Councillors have agreed a new strategy setting out Lancashire County Council’s ambitions to deliver a modern and efficient transport network which supports its economy, environment and people’s health.
The Highways and Transport Strategy presents a high-level view of the council’s approach to supporting travel, with a focus on developing better links to areas of job growth – and boosting journey times and reliability – to improve everyone’s daily lives and help people access opportunities across the county.
Supporting sustainable transport is also a key priority in recognition that encouraging people to leave their cars at home for journeys where alternative modes are available can be cleaner, healthier and more cost-effective.
The strategy for 2023 to 2025 agreed by the council’s cabinet on Thursday 19 January covers four main themes:
- Highways asset management – the council’s approach to maintaining Lancashire’s £10bn highways infrastructure in good condition, while reducing the carbon footprint of maintenance activities.
- Network management and safety – how the council will work to improve people’s journeys, reduce casualties and create safe and social neighbourhoods.
- Public transport and active travel – the council’s plans to ensure everyone can benefit from access to bus, rail and other sustainable modes of transport to reduce reliance on the car, with a focus on improving connections both within towns and cities and links with rural areas.
- Strategic partnerships – how the council will establish a pipeline of plan-ready transport projects, and bring partners together to agree priorities in order to leverage future investment to support economic growth, regeneration and levelling-up.

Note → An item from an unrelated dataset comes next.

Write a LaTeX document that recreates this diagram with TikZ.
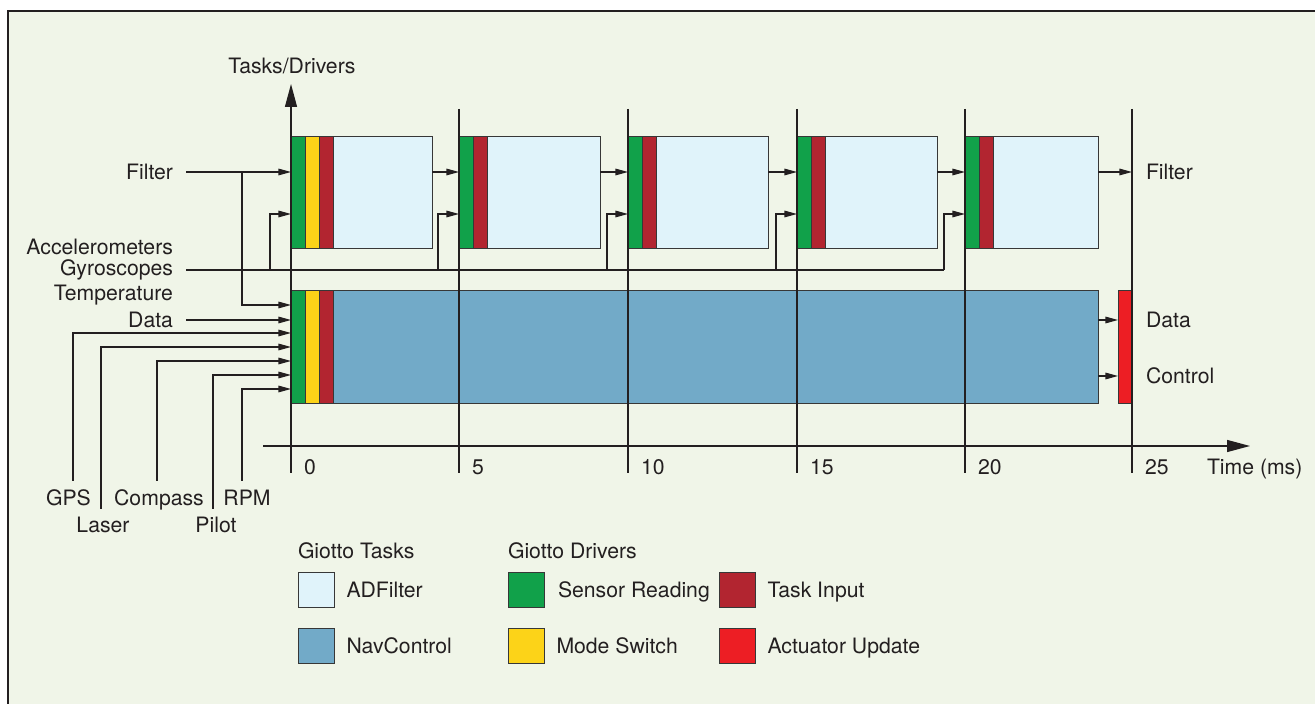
\documentclass[tikz,border=0pt]{standalone}
\usepackage{fontspec}
\setmainfont{TeX Gyre Heros}
\usetikzlibrary{arrows.meta,calc}
\definecolor{bgc}{RGB}{240,245,232}
\definecolor{ink}{RGB}{35,31,32}
\definecolor{edgec}{RGB}{55,55,55}
\definecolor{clight}{RGB}{224,243,250}
\definecolor{cnav}{RGB}{114,170,200}
\definecolor{cgreen}{RGB}{17,161,74}
\definecolor{cyellow}{RGB}{252,211,24}
\definecolor{cdred}{RGB}{178,37,48}
\definecolor{cact}{RGB}{237,30,36}
\begin{document}
\begin{tikzpicture}[x=0.5pt,y=-0.5pt,
  font=\fontsize{10.6}{12}\selectfont,
  box/.style={draw=edgec, line width=0.5pt, inner sep=0pt, outer sep=0pt, anchor=north west},
  bw/.style={minimum width=#1*0.5pt},
  toph/.style={minimum height=56pt},
  both/.style={minimum height=56.5pt},
  legh/.style={minimum height=17.5pt},
  arr/.style={draw=ink, line width=0.6pt, -{Triangle[length=6.3pt,width=3.3pt]}},
  bigarr/.style={draw=ink, line width=0.65pt, -{Triangle[length=11.5pt,width=6pt]}},
  ln/.style={draw=ink, line width=0.6pt},
  lab/.style={inner sep=0pt, outer sep=0pt, text height=7.6pt, text depth=0pt, text=ink}]
\useasboundingbox (0,0) rectangle (1315,704);
\fill[white] (0,0) rectangle (1315,704);
\fill[bgc] (8,11) rectangle (1315,704);
\draw[draw=ink, line width=1pt] (8,704) -- (8,11) -- (1315,11);

% ---- top blocks (ADFilter) ----
\node[box,bw=14,toph,fill=cgreen]  (g1) at (291,137) {};
\node[box,bw=14,toph,fill=cyellow] (y1) at (305,137) {};
\node[box,bw=14,toph,fill=cdred]   (r1) at (319,137) {};
\node[box,bw=99,toph,fill=clight]  (a1) at (333,137) {};
\node[box,bw=14,toph,fill=cgreen]  (g2) at (459,137) {};
\node[box,bw=14,toph,fill=cdred]   (r2) at (473,137) {};
\node[box,bw=113,toph,fill=clight] (a2) at (487,137) {};
\node[box,bw=14,toph,fill=cgreen]  (g3) at (628,137) {};
\node[box,bw=14,toph,fill=cdred]   (r3) at (642,137) {};
\node[box,bw=112,toph,fill=clight] (a3) at (656,137) {};
\node[box,bw=14,toph,fill=cgreen]  (g4) at (797,137) {};
\node[box,bw=14,toph,fill=cdred]   (r4) at (811,137) {};
\node[box,bw=112,toph,fill=clight] (a4) at (825,137) {};
\node[box,bw=14,toph,fill=cgreen]  (g5) at (965,137) {};
\node[box,bw=14,toph,fill=cdred]   (r5) at (979,137) {};
\node[box,bw=105,toph,fill=clight] (a5) at (993,137) {};

% ---- bottom block (NavControl) ----
\node[box,bw=14,both,fill=cgreen]  (G) at (291,291) {};
\node[box,bw=14,both,fill=cyellow] (Y) at (305,291) {};
\node[box,bw=14,both,fill=cdred]   (R) at (319,291) {};
\node[box,bw=765,both,fill=cnav]   (N) at (333,291) {};
\node[box,bw=14,both,fill=cact]    (act) at (1118,291) {};

% ---- time grid ----
\coordinate (t0) at (291,84);
\coordinate (b0) at (291,473);
\draw[bigarr] (b0) -- (t0);
\foreach \x/\n in {459/5,628/10,797/15,965/20,1132/25}{
  \coordinate (t\n) at (\x,109);
  \coordinate (b\n) at (\x,473);
  \draw[ln] (t\n) -- (b\n);
}
\foreach \x/\n in {291/0,459/5,628/10,797/15,965/20,1132/25}{
  \node[lab,anchor=west] (l\n) at (\x+13,466.5) {\n};
}
\coordinate (ta) at (263,446);
\coordinate (tb) at (1250,446);
\draw[bigarr] (ta) -- (tb);
\node[lab,anchor=west] (tl) at (1207,466.5) {Time (ms)};
\node[lab] (td) at (292,66) {Tasks/Drivers};

% ---- left labels ----
\node[lab,anchor=east] (Lf) at (173,172) {Filter};
\node[lab,anchor=east] (La) at (173,247) {Accelerometers};
\node[lab,anchor=east] (Lg) at (173,268) {Gyroscopes};
\node[lab,anchor=east] (Lt) at (173,292.5) {Temperature};
\node[lab,anchor=east] (Ld) at (173,320) {Data};

% ---- right labels ----
\node[lab,anchor=west] (Rf) at (1146,172) {Filter};
\node[lab,anchor=west] (Rd) at (1146,320) {Data};
\node[lab,anchor=west] (Rc) at (1146,376) {Control};

% ---- bottom sensor labels ----
\node[lab] (sg) at (68.5,498) {GPS};
\node[lab] (sl) at (103,525) {Laser};
\node[lab] (sc) at (159,498) {Compass};
\node[lab] (sp) at (216,525) {Pilot};
\node[lab] (sr) at (247,498) {RPM};

% ---- filter connections ----
\coordinate (fb) at (242,172);
\coordinate (p1) at (291,305);
\coordinate (p3) at (291,333);
\coordinate (p4) at (291,347);
\coordinate (p5) at (291,361);
\coordinate (p6) at (291,375);
\coordinate (p7) at (291,389);
\draw[arr] ([xshift=6.5pt]Lf.east) -- (g1.west |- Lf);
\draw[arr] (fb) |- (p1);
\foreach \a/\b in {a1/g2,a2/g3,a3/g4,a4/g5}{
  \draw[arr] (\a.east |- Lf) -- (\b.west |- Lf);
}
\draw[arr] (a5.east |- Lf) -- (t25 |- Lf);

% ---- gyroscope bus ----
\coordinate (ge) at (944,270);
\draw[ln] ([xshift=6.5pt]Lg.east |- ge) -- (ge);
\foreach \n in {1,...,5}{
  \draw[arr] ([xshift=-10.5pt]g\n.west |- ge) |- ([yshift=-10.5pt]g\n.west);
}

% ---- NavControl inputs ----
\draw[arr] ([xshift=6.5pt]Ld.east) -- (G.west |- Ld);
\coordinate (eg) at (73,481);
\coordinate (el) at (101,509);
\coordinate (ec) at (157,481);
\coordinate (ep) at (213,509);
\coordinate (er) at (242,481);
\draw[arr] (eg) |- (p3);
\draw[arr] (el) |- (p4);
\draw[arr] (ec) |- (p5);
\draw[arr] (ep) |- (p6);
\draw[arr] (er) |- (p7);

% ---- outputs ----
\draw[arr] (N.east |- Rd) -- (act.west |- Rd);
\draw[arr] (N.east |- Rc) -- (act.west |- Rc);

% ---- legend ----
\node[lab,anchor=west] (h1) at (298,551) {Giotto Tasks};
\node[lab,anchor=west] (h2) at (508,551) {Giotto Drivers};
\node[box,bw=36,legh,fill=clight]  (k1) at (298,572) {};
\node[box,bw=36,legh,fill=cnav]    (k2) at (298,628) {};
\node[box,bw=36,legh,fill=cgreen]  (k3) at (508,572) {};
\node[box,bw=36,legh,fill=cyellow] (k4) at (508,628) {};
\node[box,bw=36,legh,fill=cdred]   (k5) at (719,572) {};
\node[box,bw=36,legh,fill=cact]    (k6) at (719,628) {};
\node[lab,anchor=west] (m1) at (346.5,590) {ADFilter};
\node[lab,anchor=west] (m2) at (346.5,646) {NavControl};
\node[lab,anchor=west] (m3) at (558,590) {Sensor Reading};
\node[lab,anchor=west] (m4) at (556.5,646) {Mode Switch};
\node[lab,anchor=west] (m5) at (767.5,590) {Task Input};
\node[lab,anchor=west] (m6) at (767.5,646) {Actuator Update};
\end{tikzpicture}
\end{document}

County Councillor Rupert Swarbrick, cabinet member for highways and transport, said: “Whether we are travelling to see friends and family, access services, get to work or school, or conduct business, our transport networks are used by everyone who lives in and visits Lancashire.
“Our new highways and transport strategy recognises the crucial role which travel plays in our daily lives, and as a key factor in supporting economic growth, social activity, and people’s health and prosperity, as well as the impact that people’s travel choices have on our environment.
“With over 4,300 miles of roads, and all the infrastructure such as bridges, streetlights, and traffic signals which support them, the sheer size and extent of our road network presents a considerable challenge to maintain, and congestion, collisions and emissions all have negative impacts.
“Looking forward, we want a transport system that is simpler to navigate, offers greater choice and convenience, helps to widen people’s opportunities, and makes everyday journeys simpler, safer, greener and more reliable.
“To get there we know we have a big job to do, and this strategy sets out how we plan to employ more innovative, cost-effective and low-carbon solutions to maintain our highways, and work with our residents, businesses, regional partners and government to bring about the investment we need to achieve these ambitions.”